The new AP/RYOT collaboration forges a relationship between the most trusted news agency in the world and the most prolific docu-style VR studio, paving the way for the future of virtual reality in journalism.
“We are very excited about this collaboration,” said Bryn Mooser, Co-Founder of RYOT News. “The Associated Press has been our preferred news provider since our launch three years ago, and now, together with VR, we have the opportunity to reimagine the way we interact with the news and blaze new trails together in immersive journalism.”
“We see the future of news as immersive and action-oriented. Philosophically and technologically, virtual reality is the best tool we’ve found for helping people really understand and connect with the headlines they read every day,” added Molly Swenson, RYOT’s COO and an executive producer of the film.
Led by AP video journalist Dalton Bennett and RYOT director Tyson Sadler, “Seeking Home” is a 360-degree, virtual reality experience that places viewers in one of the largest migrant camps in Western Europe. The film takes the audience through the Calais camp in northern France, where they meet migrants and refugees as they prepare for the final leg of their dangerous journey: to climb aboard a moving freight train bound for England across the English Channel to start a new life in the UK.
Migrants and refugees have turned the rugged landscape into a makeshift town with churches, mosques, restaurants, and even a beauty salon. With winter approaching, local authorities struggle to cope with the influx as the camp grows more permanent with each day. Through the use of such experiential technology, the film brings audiences into the heart of the camp for a closeup view of life inside the camp.
“Virtual reality is an intimate platform that allows the audience to experience the journalist’s unique perspective of the story. AP is excited to tell stories via this new platform,” said Paul Cheung, AP’s Director of Interactive and Digital News Production.
“The VR space has great potential for news innovation, and we’re eager to explore that space with RYOT,” said Francesco Marconi, AP’s manager of strategy.

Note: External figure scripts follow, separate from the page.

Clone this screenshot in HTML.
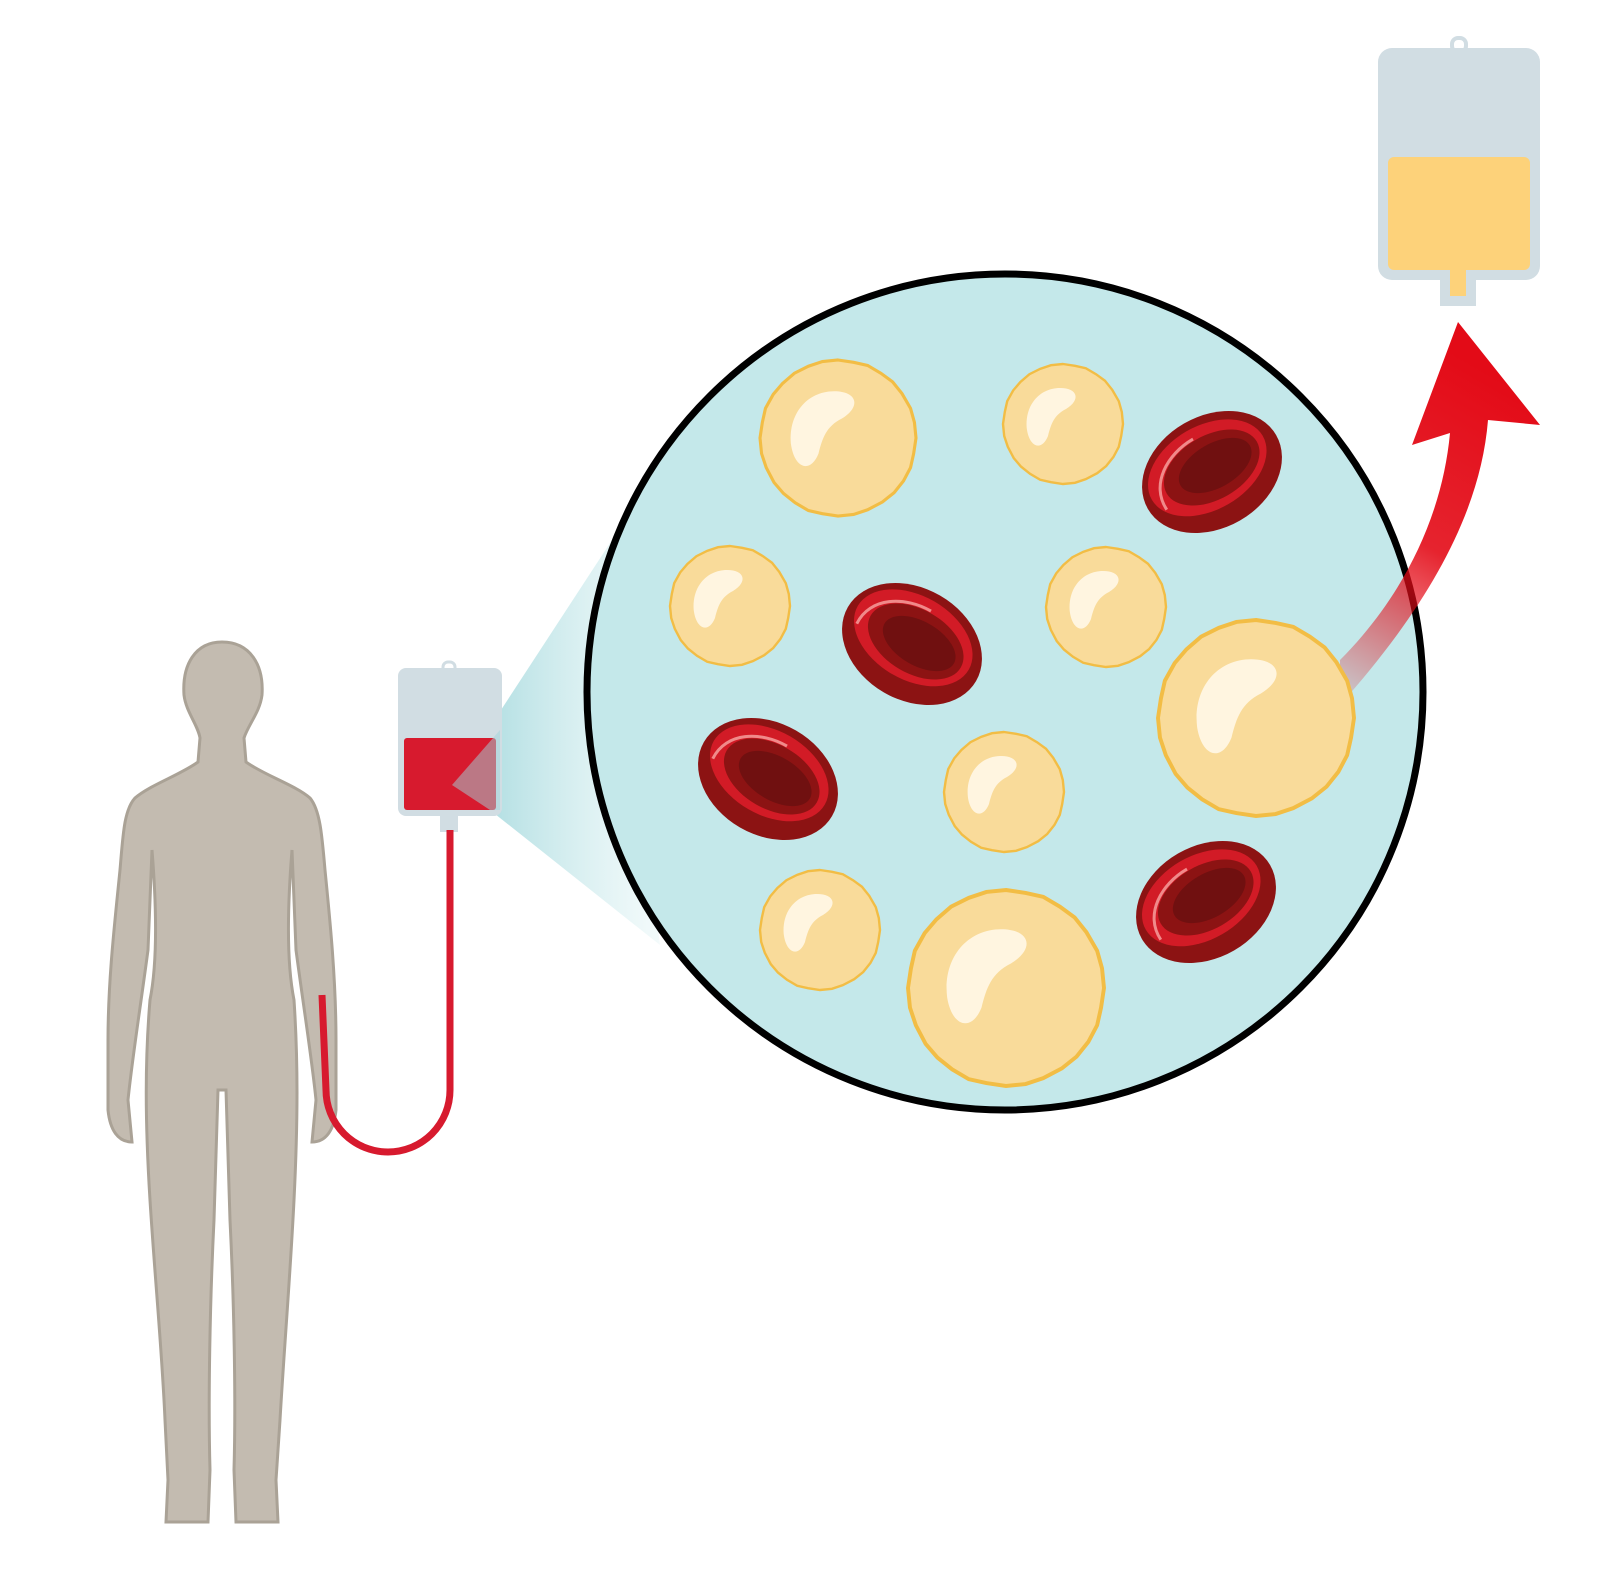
<!DOCTYPE html>
<html><head><meta charset="utf-8"><style>html,body{margin:0;padding:0;background:#fff}svg{display:block}</style></head>
<body>
<svg width="1599" height="1585" viewBox="0 0 1599 1585" xmlns="http://www.w3.org/2000/svg">
<defs>
<linearGradient id="cone" x1="0" y1="0" x2="1" y2="0">
<stop offset="0" stop-color="#9fd6db" stop-opacity="1"/>
<stop offset="1" stop-color="#c4e8ea" stop-opacity="0.2"/>
</linearGradient>
<linearGradient id="arr" x1="0" y1="1" x2="0.3" y2="0">
<stop offset="0" stop-color="#e30b17" stop-opacity="0.1"/>
<stop offset="0.5" stop-color="#e30b17" stop-opacity="0.9"/>
<stop offset="1" stop-color="#e30b17"/>
</linearGradient>
<g id="wc">
<path d="M0,-1 L0.2,-0.97 L0.38,-0.93 L0.55,-0.83 L0.7,-0.72 L0.82,-0.57 L0.93,-0.38 L0.98,-0.2 L1,0 L0.97,0.2 L0.93,0.38 L0.84,0.55 L0.72,0.7 L0.57,0.82 L0.38,0.92 L0.2,0.98 L0,1 L-0.2,0.97 L-0.38,0.93 L-0.55,0.83 L-0.7,0.71 L-0.82,0.57 L-0.92,0.38 L-0.98,0.2 L-1,0 L-0.97,-0.2 L-0.93,-0.38 L-0.83,-0.56 L-0.71,-0.7 L-0.56,-0.83 L-0.38,-0.92 L-0.2,-0.98 Z" fill="#f9db9a" stroke="#f2bd45" stroke-width="0.04"/>
<path d="M-0.6,0.1 C-0.65,-0.3 -0.4,-0.6 -0.05,-0.6 C0.25,-0.6 0.3,-0.4 0.05,-0.25 C-0.15,-0.15 -0.2,0 -0.25,0.2 C-0.35,0.45 -0.55,0.4 -0.6,0.1 Z" fill="#fff5e0"/>
</g>
<g id="rbc">
<ellipse cx="0" cy="0" rx="74" ry="56" fill="#8c1313"/>
<ellipse cx="-2" cy="-6" rx="64" ry="42" fill="#d21b26"/>
<ellipse cx="2" cy="-4" rx="52" ry="32" fill="#8c1313"/>
<ellipse cx="6" cy="-4" rx="40" ry="22" fill="#701010"/>
<path d="M-58,10 C-60,-20 -30,-38 0,-38" fill="none" stroke="#f08a8a" stroke-width="3"/>
</g>
</defs>

<polygon points="452,785 612,540 660,945 490,810" fill="url(#cone)"/>

<circle cx="1005" cy="692" r="418" fill="#c4e8ea" stroke="#000" stroke-width="7"/>

<path d="M1340,705 C1420,615 1480,520 1488,420 L1540,425 L1458,322 L1412,445 L1450,433 C1442,520 1400,600 1340,660 Z" fill="url(#arr)"/>

<use href="#wc" transform="translate(838,438) scale(78)"/>
<use href="#wc" transform="translate(1063,424) scale(60)"/>
<use href="#wc" transform="translate(730,606) scale(60)"/>
<use href="#wc" transform="translate(1106,607) scale(60)"/>
<use href="#wc" transform="translate(1256,718) scale(98)"/>
<use href="#wc" transform="translate(1004,792) scale(60)"/>
<use href="#wc" transform="translate(820,930) scale(60)"/>
<use href="#wc" transform="translate(1006,988) scale(98)"/>

<use href="#rbc" transform="translate(1212,472) rotate(-30)"/>
<use href="#rbc" transform="translate(912,644) rotate(30)"/>
<use href="#rbc" transform="translate(768,779) rotate(30)"/>
<use href="#rbc" transform="translate(1206,902) rotate(-30)"/>

<rect x="1452" y="38" width="14" height="14" rx="6" fill="none" stroke="#d1dde3" stroke-width="4"/>
<rect x="1378" y="48" width="162" height="232" rx="14" fill="#d1dde3"/>
<rect x="1388" y="157" width="142" height="113" rx="6" fill="#fdd27a"/>
<rect x="1440" y="272" width="36" height="34" fill="#d1dde3"/>
<rect x="1450" y="270" width="16" height="26" fill="#fdd27a"/>

<rect x="443" y="662" width="12" height="12" rx="5" fill="none" stroke="#d1dde3" stroke-width="3"/>
<rect x="398" y="668" width="104" height="148" rx="8" fill="#d1dde3"/>
<rect x="404" y="738" width="92" height="72" rx="3" fill="#d71a2e"/>
<rect x="440" y="812" width="18" height="20" fill="#d1dde3"/>
<polygon points="452,785 500,730 500,810 490,810" fill="#9fd6db" opacity="0.5"/>

<path d="M222,642 C195,642 182,665 184,695 C186,712 198,725 200,738 L198,762 C180,775 150,785 135,798 C124,810 123,835 120,870 C115,920 108,980 108,1040 L108,1110 C110,1130 118,1142 132,1142 L128,1100 C132,1060 140,1010 148,950 L152,850 C156,900 158,960 150,1000 C145,1060 145,1120 150,1200 C155,1280 162,1350 165,1420 L168,1480 L166,1522 L208,1522 L210,1470 C208,1400 210,1300 214,1220 L218,1090 L226,1090 L230,1220 C234,1300 236,1400 234,1470 L236,1522 L278,1522 L276,1480 L280,1420 C284,1350 290,1280 294,1200 C298,1120 298,1060 294,1000 C286,960 288,900 292,850 L296,950 C304,1010 312,1060 316,1100 L312,1142 C326,1142 334,1130 336,1110 L336,1040 C336,980 330,920 325,870 C322,835 320,810 310,798 C295,785 264,775 246,762 L244,738 C248,725 260,712 262,695 C264,665 250,642 222,642 Z" fill="#c3bbb0" stroke="#aaa296" stroke-width="3"/>

<path d="M450,830 L450,1090 A62,62 0 0 1 326,1090 L322,995" fill="none" stroke="#d71a2e" stroke-width="7"/>
</svg>
</body></html>
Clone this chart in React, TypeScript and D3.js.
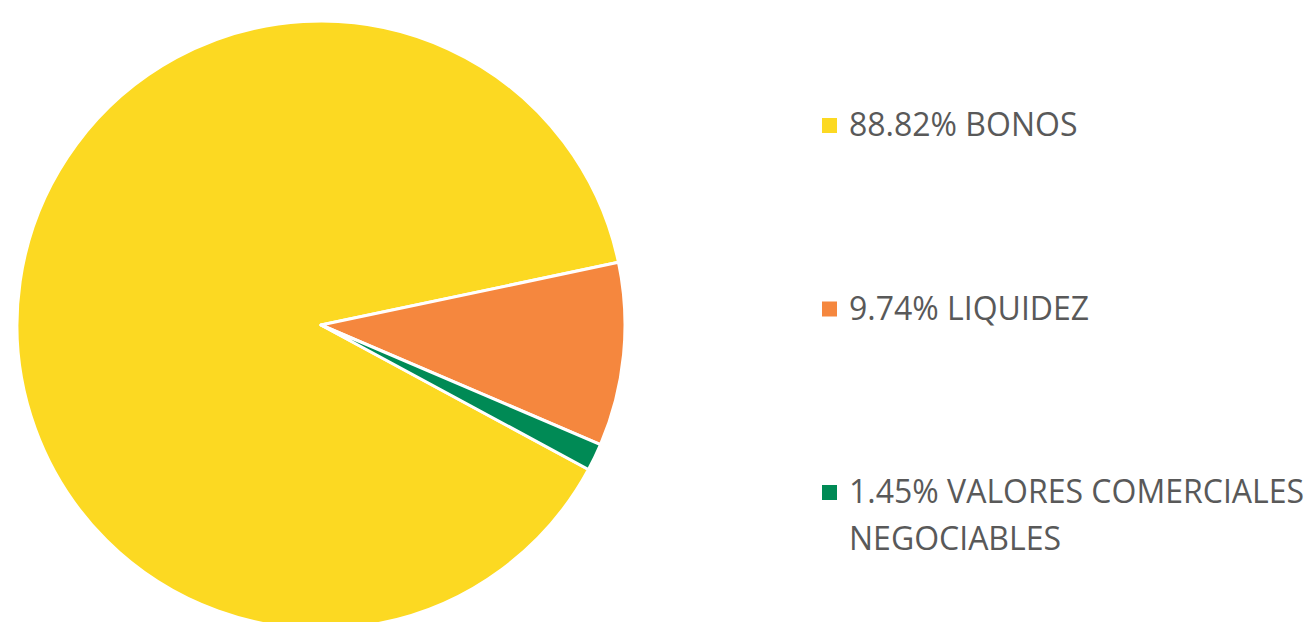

The initiative combines efforts of both outlets, enabling them to build up capabilities and distribution as they work to introduce virtual reality to a larger audience. This immersive experience will be available for free through the RYOT VR mobile app, the first app to bring users both the news and films in virtual reality, with access to the studio’s growing library of 360 videos. Additionally, it will be distributed via Oculus Share and Google Cardboard.